**SHORT EXERCISE**
Restate the material word for word and leave out anything that is a picture.

**SUPPLIED MATERIAL**
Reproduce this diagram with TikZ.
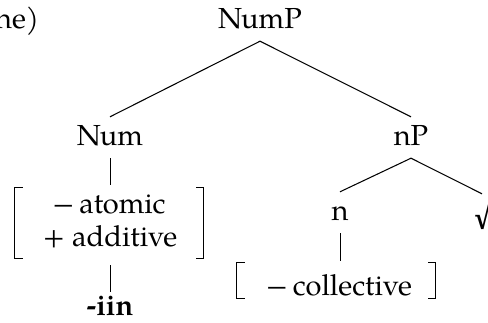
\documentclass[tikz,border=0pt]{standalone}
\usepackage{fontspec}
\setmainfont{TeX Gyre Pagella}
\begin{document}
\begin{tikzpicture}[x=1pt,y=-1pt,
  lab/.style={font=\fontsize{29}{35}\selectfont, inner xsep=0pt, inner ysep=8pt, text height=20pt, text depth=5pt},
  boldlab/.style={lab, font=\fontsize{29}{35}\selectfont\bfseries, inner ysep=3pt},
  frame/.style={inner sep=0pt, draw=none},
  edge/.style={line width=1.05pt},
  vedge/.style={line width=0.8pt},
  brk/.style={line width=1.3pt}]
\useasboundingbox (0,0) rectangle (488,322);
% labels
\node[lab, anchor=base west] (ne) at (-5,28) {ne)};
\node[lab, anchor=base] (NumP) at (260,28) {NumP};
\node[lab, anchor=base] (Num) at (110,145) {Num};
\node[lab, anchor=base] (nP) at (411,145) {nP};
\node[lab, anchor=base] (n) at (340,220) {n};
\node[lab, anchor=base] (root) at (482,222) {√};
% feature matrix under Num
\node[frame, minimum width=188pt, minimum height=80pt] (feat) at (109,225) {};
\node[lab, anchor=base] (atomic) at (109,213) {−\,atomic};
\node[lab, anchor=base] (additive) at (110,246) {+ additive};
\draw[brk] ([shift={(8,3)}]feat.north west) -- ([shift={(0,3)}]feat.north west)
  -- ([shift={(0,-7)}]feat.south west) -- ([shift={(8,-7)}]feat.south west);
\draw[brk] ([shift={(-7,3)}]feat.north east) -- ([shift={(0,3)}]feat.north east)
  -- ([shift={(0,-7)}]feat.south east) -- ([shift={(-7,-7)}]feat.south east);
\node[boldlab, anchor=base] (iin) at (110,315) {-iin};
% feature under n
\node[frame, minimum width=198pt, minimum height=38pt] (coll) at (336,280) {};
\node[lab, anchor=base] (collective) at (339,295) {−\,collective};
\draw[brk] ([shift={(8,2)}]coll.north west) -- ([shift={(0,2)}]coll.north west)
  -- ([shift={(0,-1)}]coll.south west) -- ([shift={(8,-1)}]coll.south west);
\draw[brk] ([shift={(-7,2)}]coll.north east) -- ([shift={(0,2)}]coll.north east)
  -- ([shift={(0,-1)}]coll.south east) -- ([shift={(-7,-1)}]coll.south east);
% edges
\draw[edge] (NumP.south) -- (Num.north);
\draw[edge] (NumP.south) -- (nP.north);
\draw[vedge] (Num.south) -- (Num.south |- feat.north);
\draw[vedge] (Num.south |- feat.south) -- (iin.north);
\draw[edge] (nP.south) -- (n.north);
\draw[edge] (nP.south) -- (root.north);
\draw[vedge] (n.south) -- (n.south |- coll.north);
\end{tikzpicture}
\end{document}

**SOLUTION TO THE PROBLEM**
Reproduce this diagram with TikZ.
\documentclass[tikz,border=0pt]{standalone}
\usepackage{fontspec}
\setmainfont{TeX Gyre Pagella}
\begin{document}
\begin{tikzpicture}[x=1pt,y=-1pt,
  lab/.style={font=\fontsize{29}{35}\selectfont, inner xsep=0pt, inner ysep=8pt, text height=20pt, text depth=5pt},
  boldlab/.style={lab, font=\fontsize{29}{35}\selectfont\bfseries, inner ysep=3pt},
  frame/.style={inner sep=0pt, draw=none},
  edge/.style={line width=1.05pt},
  vedge/.style={line width=0.8pt},
  brk/.style={line width=1.3pt}]
\useasboundingbox (0,0) rectangle (488,322);
% labels
\node[lab, anchor=base west] (ne) at (-5,28) {ne)};
\node[lab, anchor=base] (NumP) at (260,28) {NumP};
\node[lab, anchor=base] (Num) at (110,145) {Num};
\node[lab, anchor=base] (nP) at (411,145) {nP};
\node[lab, anchor=base] (n) at (340,220) {n};
\node[lab, anchor=base] (root) at (482,222) {√};
% feature matrix under Num
\node[frame, minimum width=188pt, minimum height=80pt] (feat) at (109,225) {};
\node[lab, anchor=base] (atomic) at (109,213) {−\,atomic};
\node[lab, anchor=base] (additive) at (110,246) {+ additive};
\draw[brk] ([shift={(8,3)}]feat.north west) -- ([shift={(0,3)}]feat.north west)
  -- ([shift={(0,-7)}]feat.south west) -- ([shift={(8,-7)}]feat.south west);
\draw[brk] ([shift={(-7,3)}]feat.north east) -- ([shift={(0,3)}]feat.north east)
  -- ([shift={(0,-7)}]feat.south east) -- ([shift={(-7,-7)}]feat.south east);
\node[boldlab, anchor=base] (iin) at (110,315) {-iin};
% feature under n
\node[frame, minimum width=198pt, minimum height=38pt] (coll) at (336,280) {};
\node[lab, anchor=base] (collective) at (339,295) {−\,collective};
\draw[brk] ([shift={(8,2)}]coll.north west) -- ([shift={(0,2)}]coll.north west)
  -- ([shift={(0,-1)}]coll.south west) -- ([shift={(8,-1)}]coll.south west);
\draw[brk] ([shift={(-7,2)}]coll.north east) -- ([shift={(0,2)}]coll.north east)
  -- ([shift={(0,-1)}]coll.south east) -- ([shift={(-7,-1)}]coll.south east);
% edges
\draw[edge] (NumP.south) -- (Num.north);
\draw[edge] (NumP.south) -- (nP.north);
\draw[vedge] (Num.south) -- (Num.south |- feat.north);
\draw[vedge] (Num.south |- feat.south) -- (iin.north);
\draw[edge] (nP.south) -- (n.north);
\draw[edge] (nP.south) -- (root.north);
\draw[vedge] (n.south) -- (n.south |- coll.north);
\end{tikzpicture}
\end{document}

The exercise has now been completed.